Source material —
## Begin

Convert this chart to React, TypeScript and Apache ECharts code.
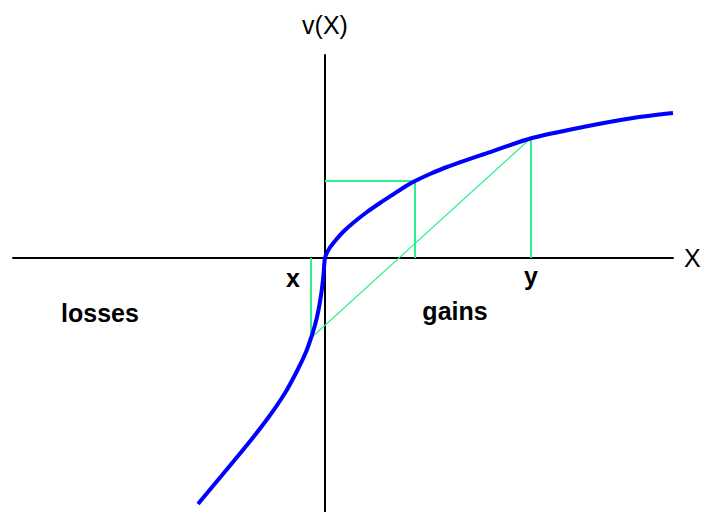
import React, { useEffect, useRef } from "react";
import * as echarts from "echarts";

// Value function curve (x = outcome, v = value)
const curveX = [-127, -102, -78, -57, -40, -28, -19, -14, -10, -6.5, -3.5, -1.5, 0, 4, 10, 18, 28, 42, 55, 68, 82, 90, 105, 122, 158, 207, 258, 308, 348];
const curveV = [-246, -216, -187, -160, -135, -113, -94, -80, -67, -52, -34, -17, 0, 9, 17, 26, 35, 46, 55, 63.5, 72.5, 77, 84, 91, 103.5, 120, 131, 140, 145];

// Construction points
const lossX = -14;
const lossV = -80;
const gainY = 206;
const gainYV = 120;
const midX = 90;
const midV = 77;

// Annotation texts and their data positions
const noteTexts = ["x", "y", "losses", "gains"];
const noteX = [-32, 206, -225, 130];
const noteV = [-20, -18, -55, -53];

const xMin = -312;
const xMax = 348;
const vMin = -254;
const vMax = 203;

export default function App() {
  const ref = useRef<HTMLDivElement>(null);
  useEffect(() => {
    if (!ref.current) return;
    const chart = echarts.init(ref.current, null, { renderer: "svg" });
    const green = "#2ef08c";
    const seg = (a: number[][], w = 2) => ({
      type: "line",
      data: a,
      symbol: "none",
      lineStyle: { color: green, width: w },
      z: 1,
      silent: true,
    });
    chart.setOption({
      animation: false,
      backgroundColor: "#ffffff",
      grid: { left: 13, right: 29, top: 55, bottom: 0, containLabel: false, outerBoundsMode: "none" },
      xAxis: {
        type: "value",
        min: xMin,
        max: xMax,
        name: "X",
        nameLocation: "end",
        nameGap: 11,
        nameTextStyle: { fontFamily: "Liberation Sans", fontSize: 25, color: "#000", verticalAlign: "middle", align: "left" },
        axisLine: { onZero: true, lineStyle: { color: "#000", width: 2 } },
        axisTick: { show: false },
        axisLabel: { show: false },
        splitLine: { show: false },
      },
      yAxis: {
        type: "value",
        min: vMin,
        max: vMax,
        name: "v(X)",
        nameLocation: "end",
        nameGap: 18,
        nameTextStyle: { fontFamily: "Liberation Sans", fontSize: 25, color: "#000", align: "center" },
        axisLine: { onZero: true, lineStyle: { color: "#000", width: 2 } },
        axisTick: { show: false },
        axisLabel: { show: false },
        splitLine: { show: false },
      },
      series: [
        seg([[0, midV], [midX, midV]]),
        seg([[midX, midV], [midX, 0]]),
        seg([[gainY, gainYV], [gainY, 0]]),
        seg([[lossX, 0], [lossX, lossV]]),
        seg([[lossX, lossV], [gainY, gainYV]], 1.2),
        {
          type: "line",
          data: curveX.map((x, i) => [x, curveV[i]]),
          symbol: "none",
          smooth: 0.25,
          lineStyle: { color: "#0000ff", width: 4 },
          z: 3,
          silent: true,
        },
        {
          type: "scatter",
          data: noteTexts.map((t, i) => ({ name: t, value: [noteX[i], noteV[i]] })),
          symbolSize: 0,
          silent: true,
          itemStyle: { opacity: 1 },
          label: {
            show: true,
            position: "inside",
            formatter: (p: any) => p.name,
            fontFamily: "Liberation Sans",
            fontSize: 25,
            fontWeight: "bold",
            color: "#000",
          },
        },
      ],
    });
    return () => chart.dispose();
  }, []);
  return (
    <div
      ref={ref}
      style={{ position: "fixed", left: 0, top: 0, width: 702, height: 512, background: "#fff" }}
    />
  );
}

## End

Given instruction — Write out again exactly the lines from the start of the data above through the line containing "const midV = 77;", inclusive, excluding any pictures.

Solution —
Convert this chart to React, TypeScript and Apache ECharts code.
import React, { useEffect, useRef } from "react";
import * as echarts from "echarts";

// Value function curve (x = outcome, v = value)
const curveX = [-127, -102, -78, -57, -40, -28, -19, -14, -10, -6.5, -3.5, -1.5, 0, 4, 10, 18, 28, 42, 55, 68, 82, 90, 105, 122, 158, 207, 258, 308, 348];
const curveV = [-246, -216, -187, -160, -135, -113, -94, -80, -67, -52, -34, -17, 0, 9, 17, 26, 35, 46, 55, 63.5, 72.5, 77, 84, 91, 103.5, 120, 131, 140, 145];

// Construction points
const lossX = -14;
const lossV = -80;
const gainY = 206;
const gainYV = 120;
const midX = 90;
const midV = 77;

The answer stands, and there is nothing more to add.